Certains sont devenus des icônes internationales, d’autres ont disparu dans l’oubli : l’exposition " Pharaons superstars ", qui s’ouvre mercredi au Mucem de Marseille, interroge les ressorts de la célébrité et de la postérité en parcourant 5.000 ans d’histoire, de l’Égypte antique à nos jours.

Durant 3.000 ans, l’Égypte a connu plus de 340 pharaons, mais seule une poignée d’entre eux, portés par des exploits militaires ou architecturaux — temples, pyramides ou statues monumentales — ou par le hasard de l’histoire sont arrivés jusqu’à nous. Avec parfois une image fabriquée ou déformée.

" Khéops, Néfertiti, Toutânkhamon, Ramsès sont aujourd’hui des noms familiers des milliers d’années après leur mort. Mais qui se souvient de Nectanébo, qui passait au Moyen âge pour le père d’Alexandre le Grand, ou encore d’Amasis, Psammétique ou Sésostris, célébrés en Europe au XVIIIe siècle ? Sans parler de Sesostris III ou d’Amenemhat III, vénérés par les Égyptiens du 1er millénaire ", constatent les égyptologues Frédéric Mougenot et Guillemette Andreu-Lanoë, commissaires de l’exposition, ouverte jusqu’au 17 octobre.

Et que dire aussi de ces pharaons maudits que les Égyptiens ont voulu effacer de leurs tablettes et monuments, mais dont l’existence a survécu à travers les siècles.

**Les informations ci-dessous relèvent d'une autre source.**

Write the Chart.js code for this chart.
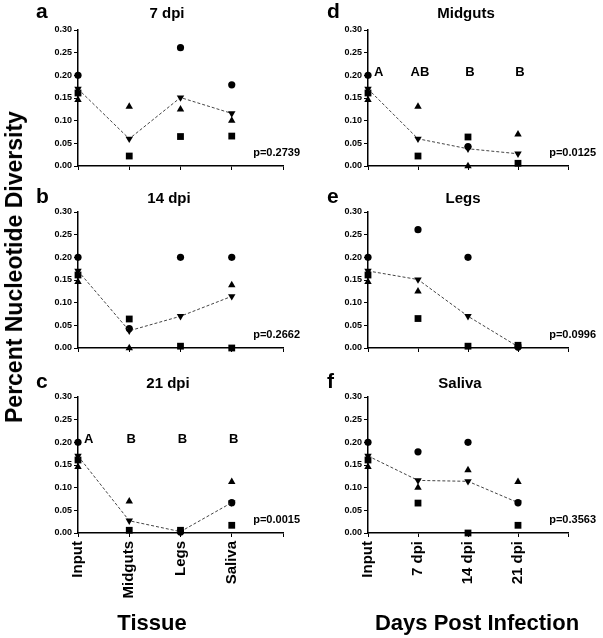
<!DOCTYPE html>
<html>
<head>
<meta charset="utf-8">
<script src="https://cdn.jsdelivr.net/npm/chart.js@4.4.0/dist/chart.umd.min.js"></script>
<style>
  body { margin: 0; background: #fff; }
  #wrap { position: relative; width: 603px; height: 638px; overflow: hidden;
          font-family: "Liberation Sans", Arial, sans-serif; font-weight: bold; color: #000; }
  #wrap canvas { position: absolute; left: 0; top: 0; }
  .big { position: absolute; white-space: nowrap; font-size: 22px; line-height: 22px; }
</style>
</head>
<body>
<div id="wrap">
  <canvas id="pa" width="603" height="638"></canvas>
  <canvas id="pb" width="603" height="638"></canvas>
  <canvas id="pc" width="603" height="638"></canvas>
  <canvas id="pd" width="603" height="638"></canvas>
  <canvas id="pe" width="603" height="638"></canvas>
  <canvas id="pf" width="603" height="638"></canvas>
  <div class="big" style="left:14px;top:267px;font-size:23px;transform:translate(-50%,-50%) rotate(-90deg);">Percent Nucleotide Diversity</div>
  <div class="big" style="left:152px;top:612px;transform:translateX(-50%);">Tissue</div>
  <div class="big" style="left:477px;top:612px;transform:translateX(-50%);">Days Post Infection</div>
</div>
<script>
const tissues = ['Input', 'Midguts', 'Legs', 'Saliva'];
const timepoints = ['Input', '7 dpi', '14 dpi', '21 dpi'];

// values per sample, ordered Input, Midguts, Legs, Saliva
const circle7 = [0.200, null, 0.261, 0.179];
const square7 = [0.161, 0.022, 0.065, 0.066];
const triangle7 = [0.146, 0.131, 0.125, 0.100];
const mean7 = [0.170, 0.060, 0.151, 0.116];

const circle14 = [0.200, 0.043, 0.200, 0.200];
const square14 = [0.161, 0.064, 0.004, 0.000];
const triangle14 = [0.146, 0.000, null, 0.139];
const mean14 = [0.170, 0.038, 0.070, 0.114];

const circle21 = [0.200, null, 0.002, 0.067];
const square21 = [0.161, 0.006, 0.006, 0.017];
const triangle21 = [0.146, 0.070, null, 0.113];
const mean21 = [0.170, 0.027, 0.003, 0.067];

const pValues = ['p=0.2739', 'p=0.2662', 'p=0.0015', 'p=0.0125', 'p=0.0996', 'p=0.3563'];
const sigTissue21 = ['A', 'B', 'B', 'B'];
const sigMidguts = ['A', 'AB', 'B', 'B'];

const FONT = '"Liberation Sans", Arial, sans-serif';
Chart.defaults.font.family = FONT;

// one tissue followed across time (Input, 7, 14, 21 dpi)
function acrossTime(i) {
  return [
    [circle7[0], circle7[i], circle14[i], circle21[i]],
    [square7[0], square7[i], square14[i], square21[i]],
    [triangle7[0], triangle7[i], triangle14[i], triangle21[i]],
    [mean7[0], mean7[i], mean14[i], mean21[i]]
  ];
}

const cols = [
  { axL: 78, axR: 283, pRight: 300, letterX: 36 },
  { axL: 368, axR: 568, pRight: 596, letterX: 327 }
];
const rows = [
  { top: 30, bottom: 166, textY: 18 },
  { top: 212, bottom: 348, textY: 203 },
  { top: 397, bottom: 533, textY: 388 }
];

const panels = [
  { id: 'pa', letter: 'a', title: '7 dpi', titleX: 167, col: 0, row: 0, cats: tissues, series: [circle7, square7, triangle7, mean7], p: pValues[0] },
  { id: 'pb', letter: 'b', title: '14 dpi', titleX: 169, col: 0, row: 1, cats: tissues, series: [circle14, square14, triangle14, mean14], p: pValues[1] },
  { id: 'pc', letter: 'c', title: '21 dpi', titleX: 168, col: 0, row: 2, cats: tissues, series: [circle21, square21, triangle21, mean21], p: pValues[2], sig: sigTissue21 },
  { id: 'pd', letter: 'd', title: 'Midguts', titleX: 466, col: 1, row: 0, cats: timepoints, series: acrossTime(1), p: pValues[3], sig: sigMidguts },
  { id: 'pe', letter: 'e', title: 'Legs', titleX: 463, col: 1, row: 1, cats: timepoints, series: acrossTime(2), p: pValues[4] },
  { id: 'pf', letter: 'f', title: 'Saliva', titleX: 460, col: 1, row: 2, cats: timepoints, series: acrossTime(3), p: pValues[5] }
];

const panelText = {
  id: 'panelText',
  afterDraw(chart, args, o) {
    const ctx = chart.ctx;
    const xs = chart.scales.x, ys = chart.scales.y;
    ctx.save();
    ctx.fillStyle = '#000';
    ctx.textBaseline = 'alphabetic';

    ctx.font = 'bold 21px ' + FONT;
    ctx.textAlign = 'left';
    ctx.fillText(o.letter, o.letterX, o.textY);

    ctx.font = 'bold 15px ' + FONT;
    ctx.textAlign = 'center';
    ctx.fillText(o.title, o.titleX, o.textY);

    ctx.font = 'bold 11px ' + FONT;
    ctx.textAlign = 'right';
    ctx.fillText(o.p, o.pRight, ys.bottom - 10);

    if (o.sig) {
      ctx.font = 'bold 13px ' + FONT;
      const y = ys.getPixelForValue(0.199);
      o.sig.forEach((s, i) => {
        if (i === 0) {
          ctx.textAlign = 'left';
          ctx.fillText(s, xs.getPixelForValue(0) + 6, y);
        } else {
          ctx.textAlign = 'center';
          ctx.fillText(s, xs.getPixelForValue(i) + 2, y);
        }
      });
    }
    ctx.restore();
  }
};

function pts(arr) {
  return arr.map((v, i) => ({ x: i, y: v })).filter(p => p.y !== null);
}

function makeChart(panel) {
  const col = cols[panel.col], row = rows[panel.row];
  const yAxisW = 48;
  const xAxisH = panel.row === 2 ? 70 : 20;
  const [circ, sq, tri, mean] = panel.series;
  const marker = { showLine: false, clip: false, backgroundColor: '#000', borderColor: '#000', borderWidth: 0 };

  new Chart(document.getElementById(panel.id), {
    type: 'scatter',
    data: {
      datasets: [
        { data: pts(mean), showLine: true, clip: false, borderColor: '#444', borderWidth: 1, borderDash: [3, 2],
          pointStyle: 'triangle', rotation: 180, pointRadius: 4.3,
          pointBackgroundColor: '#000', pointBorderColor: '#000', pointBorderWidth: 0 },
        { ...marker, data: pts(circ), pointStyle: 'circle', pointRadius: 3.6 },
        { ...marker, data: pts(sq), pointStyle: 'rect', pointRadius: 4.8 },
        { ...marker, data: pts(tri), pointStyle: 'triangle', pointRadius: 4.3 }
      ]
    },
    options: {
      responsive: false,
      animation: false,
      devicePixelRatio: 1,
      events: [],
      layout: {
        padding: { left: col.axL - yAxisW, right: 603 - col.axR, top: row.top, bottom: 638 - row.bottom - xAxisH }
      },
      plugins: {
        legend: { display: false },
        tooltip: { enabled: false },
        panelText: {
          letter: panel.letter, title: panel.title, titleX: panel.titleX, letterX: col.letterX,
          textY: row.textY, p: panel.p, pRight: col.pRight, sig: panel.sig
        }
      },
      scales: {
        x: {
          type: 'linear', min: 0, max: 4,
          afterFit: s => { s.height = xAxisH; },
          border: { display: true, color: '#000', width: 1.5 },
          grid: { drawOnChartArea: false, drawTicks: true, tickLength: 4, color: '#000', lineWidth: 1 },
          ticks: {
            display: panel.row === 2, stepSize: 1, autoSkip: false, minRotation: 90, maxRotation: 90,
            padding: 4, color: '#000', font: { size: 15, weight: 'bold' },
            callback: v => panel.cats[v] ?? ''
          }
        },
        y: {
          min: 0, max: 0.3,
          afterFit: s => { s.width = yAxisW; },
          border: { display: true, color: '#000', width: 1.5 },
          grid: { drawOnChartArea: false, drawTicks: true, tickLength: 4, color: '#000', lineWidth: 1 },
          ticks: { stepSize: 0.05, padding: 2, color: '#000', font: { size: 9, weight: 'bold' }, callback: v => v.toFixed(2) }
        }
      }
    },
    plugins: [panelText]
  });
}

panels.forEach(makeChart);
</script>
</body>
</html>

Comme la reine Hatchepsout, qui avait créé un précédent risqué pour la transmission du pouvoir entre hommes, ou Akhenaton et son épouse Néfertiti, qui ont osé une réforme radicale de la religion et du pouvoir.

Quant à la reine Cléopâtre, souvent représentée à demi-dénudée dans l’exposition, elle fut dépeinte par les historiens romains comme séductrice et libidineuse, alors que le monde arabe classique voyait en elle une bâtisseuse et une savante.

" En travaillant sur cette exposition, on s’est rendu compte qu’elle représentait aussi une parabole, une métaphore sur la célébrité et la mémoire. Les célébrités d’hier ne sont pas celles d’aujourd’hui et peut-être pas celles de demain ", souligne Frédéric Mougenot, en pointant " l’ironie de l’histoire " ou encore " la chance " qui a placé en pleine lumière certains pharaons, sans lien forcément avec leurs mérites.

– Icône nationale en Égypte –

L’exposition devait initialement s’ouvrir en 2020. Retardée par le Covid, elle tombe finalement à pic, 2022 étant le bicentenaire du déchiffrement des hiéroglyphes, l’écriture de l’Égypte antique, par Jean-François Champollion, et le centenaire de la découverte du tombeau et des trésors de Toutankhamon.

Ses initiateurs proposent un parcours de 1.000 m2 en trois parties : la mémoire des pharaons dans la civilisation pharaonique, la représentation des pharaons jusqu’au XVIIIe siècle, fabriquée souvent à partir de textes gréco-romains ou de textes religieux, et enfin la révolution Champollion, qui a bouleversé notre vision de l’Égypte antique.

Des hiéroglyphes égyptiens à la musique pop en passant par les enluminures médiévales et la peinture classique, une grande variété de documents historiques sont présentés. Des objets antiques, mais aussi de consommation contemporaine témoignent de la popularité des pharaons et de leur image dans l’imaginaire moderne.

Parmi les plus belles pièces figure une statue du dieu Amon, statue à l’origine accompagnée d’une représentation de Toutankhamon avant que celle-ci soit martelée par les anciens Égyptiens pour effacer sa mémoire.

À voir également, un énorme poing provenant d’une statue colossale de Ramsès II, des manuscrits de Champollion, ou encore une tapisserie des Gobelins du XVIIe illustrant l’affrontement entre Moïse et Pharaon.

La fin du parcours montre la modernité de l’image des pharaons, utilisés dans la publicité pour vendre des savons, des machines à coudre, voire une moto. Une image également reprise dans l’art ou dans la politique, utilisée autant par le gouvernement égyptien comme icône nationale que par ses opposants, lors du printemps arabe, qui l’ont détournée avec le masque des " Anonymous " pour symboliser la colère du peuple.

Montée en partenariat avec le musée Calouste Gulbenkian de Lisbonne, où elle sera présentée du 24 novembre au 6 mars 2023, l’exposition montre des œuvres provenant du fonds du Mucem, du Louvre d’Orsay, mais aussi de grands musées étrangers, anglais, belges, autrichiens et italiens.